Nei primi anni del decennio, la moda seguiva ancora i dettami di quello precedente. La moglie dell’allora presidente degli Stati Uniti, Jacqueline Kennedy, fu l’ambasciatrice di quello stile e fu presa a esempio da una larga parte della popolazione femminile. Vestiva con tailleur e gonne su misura, abiti con giacche corte squadrate con bottoni oversize e tacchi a spillo. Un’icona mondiale che nel corso degli anni ’60 venne però soppiantata da altri modelli.
Nel 1963 esplose definitivamente la moda del bikini. Inventato circa quindici anni prima, ha dovuto attendere per essere accettato a livello globale. A dare un gran contributo in quest’ottica fu il film Beach Party, che diede la spinta decisiva per rendere alla moda il due pezzi da spiaggia.

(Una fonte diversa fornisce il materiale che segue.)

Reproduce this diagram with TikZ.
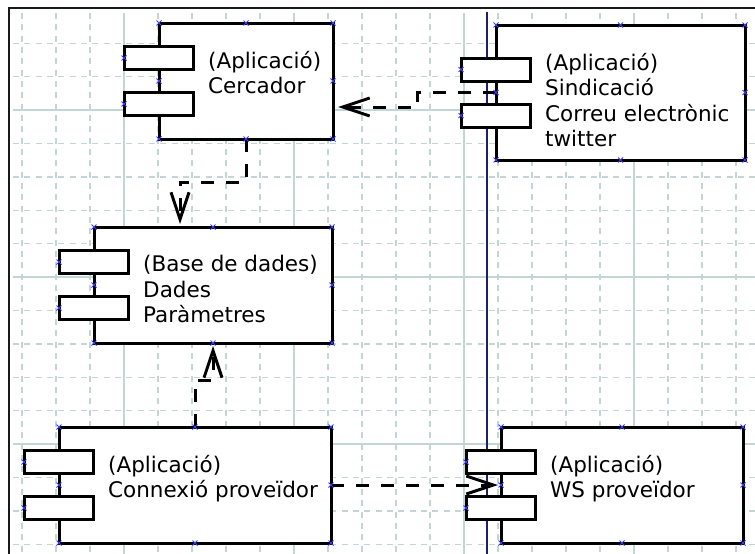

Erano gli anni dello Youthquake, un movimento che considerava la cultura giovanile come fonte d’ispirazione. Fu per effetto di questa corrente che il prêt-à-porter aumentò la sua diffusione, così che l’alta moda non rimanesse per una cerchia ristretta benestante. Nel 1964 irruppe un altro capo d’abbigliamento rivoluzionario nel percorso di emancipazione femminile, ovvero la minigonna. La stilista inglese Mary Quant introdusse l’indumento nelle passerelle e, con la commercializzazione del nylon che trasformò la calze in collant, le gambe delle donne furono in risalto come mai accaduto in precedenza. Con le gonne che si accorciarono aumentò di pari passo la popolarità degli stivali, in particolare con il modello go-go-boots, alti fino a metà polpaccio.
Un secondo fenomeno di quel decennio, più ristretto geograficamente ma non meno importante, fu quello della Swinging London, un’insieme di tendenze culturali che trovarono sviluppo nell’area londinese. La nascita del termine fu merito del settimanale di informazione americano TIME, il quale lo coniò dal verbo to swing traducibile in oscillare, nel senso di passare da una moda all’altra. Se nel campo musicale ciò si tradusse ad esempio nella nascita dei Beatles, in quello dello stile non possiamo non citare la modella Lesley Hornby, in arte Twiggy, ovvero “grissino” vista la sua magrezza; era una parrucchiera sedicenne che fu scoperta da Mary Quant, la quale la rese la sua ambasciatrice. Divenne una grande icona degli anni ’60, popolarissima in particolare tra le adolescenti. Dal corpo acerbo, capello a caschetto e viso infantile, sradicò l’immagine della donna provocante del decennio precedente. Nell’abbigliamento le linee squadrate nascosero le curve invece che esaltarle come avveniva fino ad allora, mentre i tessuti si accorciarono e i tacchi divennero meno alti. Il look androgino della giovane modella mostrava i primi segni dell’imminente rivoluzione femminista.
Nel 1965 Yves Saint Laurent ideò l’abito a trapezio mostrando al mondo la collezione Mondrian. Prendendo spunto dai dipinti dell’omonimo pittore olandese, rese gli abiti eleganti e semplici al tempo stesso, con linee verticali e orizzontali che si intrecciano esibendo i colori primari.
Un altro volto rappresentativo di quegli anni fu quello di Audry Hepburn. Fu per causa sua che le teenager abituate a gonne e tacchi alti iniziassero a indossare pantaloni capri, jeans a tubo e ballerine.
A venire sempre più trascurati furono invece i cappelli. Dal loro successo degli anni Cinquanta subirono un forte calo nella diffusione, accettati solo se di piccole dimensioni, tipo cloche o pillbox.
Verso la fine del decennio non possiamo infine non considerare il l’influenza del movimento hippie. Caratterizzato dalla totale libertà d’espressione, suggestionò la moda con colori psichedelici e ampio uso di collane e bracciali. Le correnti andavano prevalentemente in due direzioni: quella della stravaganza non industrializzata indossando tessuti poveri multicolore, e quella retrò, nel senso di preferire vestiario dei decenni passati, anche di seconda mano.
A mezzo secolo dalla fine di quel decennio, rivedendo tutte le novità che ha introdotto non possiamo che riconoscerne il valore rivoluzionario, un laboratorio di moda e non solo di cui ci portiamo dietro gli effetti ancora oggi.